Der erste große Schritt war, dass wir mit unseren in dem Kreis entstandenen Werken mit Lesungen an die Öffentlichkeit gegangen sind. Ziemlich schnell hatten wir das Konzept namens „Poesie à la Carte“ entwickelt: Wir packen die entstandenen und diskutierten Werke auf eine lyrische „Speisekarte“ und während der Lesung darf das Publikum selbst entscheiden, zu welchem Themen es gerne Gedichtvariationen hören möchte. So läuft jede Lesung anders und das Publikum ist aktiv einbezogen in die Menüwahl und muss nicht nach dem Motto „Friss oder Stirb“ wehrlos konsumieren. Ziemlich schnell kamen auch Projekte in Schulen mit dazu: Workshops, Lesungen usw. und wie du schon erwähnt hast, unsere Gedichtwettbewerbe, die dazu dienen sollen, dass lyrische Schaffen der Region zu erfassen und dichterische Schätze zu heben. Der nächste Höhepunkt war dann die erste Aschaffenburger Buchmesse im Schloss, die unser Verein organisiert hat. Stolz sind wir schon, dass alles, was wir begonnen haben, noch immer Bestand hat: Es gab mittlerweile schon 6 Wettbewerbe, fast 100 Lesungen und kürzlich konnten wir die 5. Aschaffenburger Buchmesse begehen – mit Rekordbeteiligung und Rekordbesucherzahlen!
© Till Benzin
Aschaffenburg Buchmesse
Du bist als einziger aus der Ursprungsbesetzung noch dabei.
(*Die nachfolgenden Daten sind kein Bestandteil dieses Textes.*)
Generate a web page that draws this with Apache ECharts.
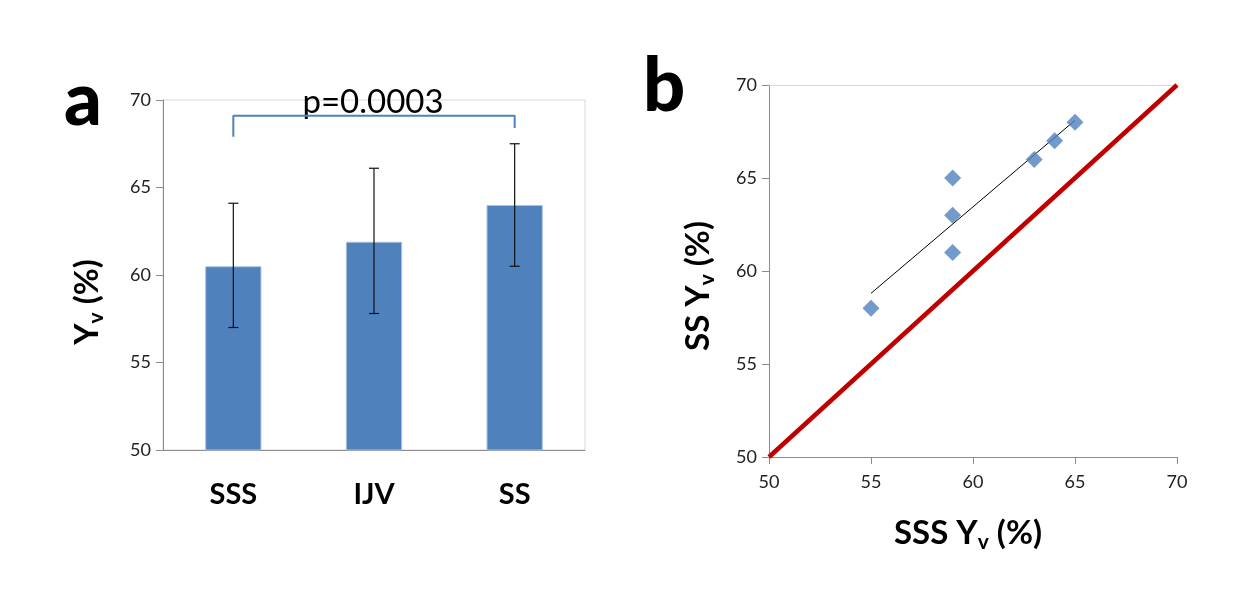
<!DOCTYPE html>
<html>
<head>
<meta charset="utf-8">
<script src="https://cdn.jsdelivr.net/npm/echarts@6/dist/echarts.min.js"></script>
<style>
  html, body { margin: 0; padding: 0; background: #fff; }
  #main { width: 1254px; height: 604px; }
</style>
</head>
<body>
<div id="main"></div>
<script>
var chart = echarts.init(document.getElementById('main'));

/* panel a: mean Yv with error bars */
var groups = ['SSS', 'IJV', 'SS'];
var means = [60.5, 61.9, 64.0];
var errLow = [57.0, 57.8, 60.5];
var errHigh = [64.1, 66.1, 67.5];
// bracket for the p value: [category index, value]
var bracket = [[0, 67.9], [0, 69.1], [2, 69.1], [2, 68.4]];
var pText = 'p=0.0003';

/* panel b: SSS vs SS */
var sssYv = [55, 59, 59, 59, 63, 64, 65];
var ssYv = [58, 65, 63, 61, 66, 67, 68];
var trendEnds = [[55, 58.8], [65, 68.1]];
var identity = [[50, 50], [70, 70]];

var blue = '#4f81bd';
var fontFam = 'Lato, "Open Sans", sans-serif';
var tickLabel = { color: '#222', fontSize: 18, fontFamily: fontFam };
var titleRich = {
    sub: { fontSize: 21, fontWeight: 'bold', fontFamily: fontFam, verticalAlign: 'bottom', padding: [18, 0, 0, 0] }
};

function titleStyle(shift) {
    return {
        fontSize: 33, fontWeight: 'bold', color: '#000', fontFamily: fontFam,
        rich: titleRich, padding: [0, shift, 0, 0]
    };
}

var errData = [];
for (var i = 0; i < groups.length; i++) {
    errData.push([i, errLow[i], errHigh[i]]);
}

var scatterData = [];
for (var j = 0; j < sssYv.length; j++) {
    scatterData.push([sssYv[j], ssYv[j]]);
}

function renderError(params, api) {
    var lo = api.coord([api.value(0), api.value(1)]);
    var hi = api.coord([api.value(0), api.value(2)]);
    var cap = 5;
    var st = { stroke: '#111', lineWidth: 1.2 };
    return {
        type: 'group',
        children: [
            { type: 'line', shape: { x1: lo[0], y1: lo[1], x2: hi[0], y2: hi[1] }, style: st },
            { type: 'line', shape: { x1: lo[0] - cap, y1: lo[1], x2: lo[0] + cap, y2: lo[1] }, style: st },
            { type: 'line', shape: { x1: hi[0] - cap, y1: hi[1], x2: hi[0] + cap, y2: hi[1] }, style: st }
        ]
    };
}

var option = {
    backgroundColor: '#fff',
    animation: false,
    grid: [
        { left: 163, top: 100, width: 422, height: 350, show: true, borderColor: '#d9d9d9', borderWidth: 1 },
        { left: 769, top: 85, width: 408, height: 372 }
    ],
    xAxis: [
        {
            gridIndex: 0, type: 'category', data: groups,
            axisLine: { lineStyle: { color: '#8c8c8c' } },
            axisTick: { length: 10, lineStyle: { color: '#8c8c8c' } },
            axisLabel: { color: '#000', fontSize: 29, fontWeight: 'bold', fontFamily: fontFam, margin: 30 }
        },
        {
            gridIndex: 1, type: 'value', min: 50, max: 70, interval: 5,
            axisLine: { lineStyle: { color: '#8c8c8c' } },
            axisTick: { show: true, length: 7, lineStyle: { color: '#8c8c8c' } },
            axisLabel: Object.assign({ margin: 16 }, tickLabel),
            splitLine: { show: false },
            name: 'SSS Y{sub|v} (%)', nameLocation: 'middle', nameGap: 57,
            nameTextStyle: titleStyle(10)
        },
        {
            gridIndex: 1, type: 'value', position: 'top', min: 50, max: 70,
            axisLine: { show: true, lineStyle: { color: '#d9d9d9' } },
            axisTick: { show: false }, axisLabel: { show: false }, splitLine: { show: false }
        }
    ],
    yAxis: [
        {
            gridIndex: 0, type: 'value', min: 50, max: 70, interval: 5,
            axisLine: { show: true, lineStyle: { color: '#8c8c8c' } },
            axisTick: { show: true, length: 7, lineStyle: { color: '#8c8c8c' } },
            axisLabel: Object.assign({ margin: 12 }, tickLabel),
            splitLine: { show: false },
            name: 'Y{sub|v} (%)', nameLocation: 'middle', nameGap: 56,
            nameTextStyle: titleStyle(54)
        },
        {
            gridIndex: 1, type: 'value', min: 50, max: 70, interval: 5,
            axisLine: { show: true, lineStyle: { color: '#8c8c8c' } },
            axisTick: { show: true, length: 7, lineStyle: { color: '#8c8c8c' } },
            axisLabel: Object.assign({ margin: 12 }, tickLabel),
            splitLine: { show: false },
            name: 'SS Y{sub|v} (%)', nameLocation: 'middle', nameGap: 51,
            nameTextStyle: titleStyle(30)
        }
    ],
    series: [
        {
            type: 'bar', xAxisIndex: 0, yAxisIndex: 0, data: means, barWidth: '40%',
            itemStyle: { color: blue, borderColor: '#a9c0e0', borderWidth: 1 }
        },
        {
            type: 'custom', xAxisIndex: 0, yAxisIndex: 0, data: errData,
            renderItem: renderError, z: 5
        },
        {
            type: 'line', xAxisIndex: 0, yAxisIndex: 0, data: bracket,
            symbol: 'none', lineStyle: { color: blue, width: 2 }, z: 4
        },
        {
            type: 'line', xAxisIndex: 1, yAxisIndex: 1, data: identity,
            symbol: 'none', lineStyle: { color: '#c00000', width: 4.5 }, z: 2
        },
        {
            type: 'line', xAxisIndex: 1, yAxisIndex: 1, data: trendEnds,
            symbol: 'none', lineStyle: { color: '#000', width: 1 }, z: 3
        },
        {
            type: 'scatter', xAxisIndex: 1, yAxisIndex: 1, data: scatterData,
            symbol: 'diamond', symbolSize: 17, itemStyle: { color: blue }, z: 4
        }
    ],
    graphic: [
        { type: 'text', left: 64, top: 64, style: { text: 'a', fontSize: 74, fontWeight: 900, fill: '#000', fontFamily: fontFam } },
        { type: 'text', left: 643, top: 50, style: { text: 'b', fontSize: 74, fontWeight: 900, fill: '#000', fontFamily: fontFam } },
        { type: 'text', x: 373, y: 102, style: { text: pText, fontSize: 33, fill: '#000', fontFamily: fontFam, align: 'center', verticalAlign: 'middle' } }
    ]
};

chart.setOption(option);
</script>
</body>
</html>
Konnte der Verein jemals wieder mit den jeweils aktiven Lyrikern an das Niveau der Anfangstage herankommen?
Das mit dem Niveau ist ja so eine Sache, wer mag sich schon herausnehmen, was niveauvolle Lyrik ist und was nicht. Kunst ist immer auch Geschmackssache. Aber klar, es muss natürlich irgendwie auch passen und eine gegenseitige Bereicherung entstehen in der Beschäftigung mit unseren Gedichten. Wenn du die Anfangstage ansprichst: Es gibt schon Gründe, warum der eine oder andere keine Gedichte mehr, sondern für FRIZZ Das Magazin schreibt (lacht laut).
Lassen wir mal so stehen. Aber Spaß beiseite: Aus der ursprünglichen Schnapsidee hat sich ja tatsächlich ein stets aktiver Verein entwickelt, dessen Protagonisten auf diverse Veröffentlichungen zurückblicken können und der regelmäßig die angesprochenen Events durchführt. Bist du zufrieden mit dem Status Quo oder geht da noch mehr?
Mehr geht immer – muss aber nicht. Wir sind ein kleiner Verein, der bewusst auch nur in begrenztem Rahmen wirken möchte. Aber klar: Viele von uns sind neben der Lyrik auch andersschreibend unterwegs und jeder hofft auf den nächsten Beststeller. Ich persönlich plane den Literaturnobelpreis 2026 für mich ein! (lacht)
Wie viele Aktive gibt es im Verein aktuell? Trifft man sich noch wöchentlich und trägt seine Gedichte nach dem ursprünglichen Schema vor?
Wir sind 10 aktive Lyriker und Lyrikerinnen. Die Treffen sind alle zwei bis drei Wochen und die Art und Weise des Austauschs ist immer noch dieselbe. Allerdings finden viele Treffen mittlerweile digital statt.
© Till Benzin
Aschaffenburg Buchmesse
Gibt es ein Werk, eine Begebenheit, Anekdote, einen Moment oder eine Situation, die dir aus 20 Jahren Verein zur Förderung der Dichtung am Untermain immer in Erinnerung bleiben wird?
Weil du den Bayerischen Rundfunk angesprochen hast. Es gab immer wieder Interesse der Medien an unserem Wirken. Ich erinnere mich an einen Pressefototermin zu einem großen Zeitungsbericht über den Verein und wir waren alle aufgeregt vorab: Was ziehe ich an? Sind die Haare schön? Wie schaue ich auf dem Foto – solche Sachen. Am Abend vor dem Termin hatte ich einen Fahrradsturz und die eine oder andere Schürfwunde im Gesicht und ein anderer Kollege ist zuhause gestürzt und hatte eine komplett verschrammte Gesichtshälfte. Es war eine große Herausforderung für den Fotografen, uns drei „unverwundet“ in Szene zu setzen!
Mit welchen großen Plänen geht der Verein ins nächste Jahr?
Nach Buchmesse, Lyrikwettbewerb und Vereinsjubiläum ist unser Plan für nächste Jahr, erst einmal keine Pläne zu machen, sondern uns vor allem wieder ausschließlich der Lyrik zu widmen.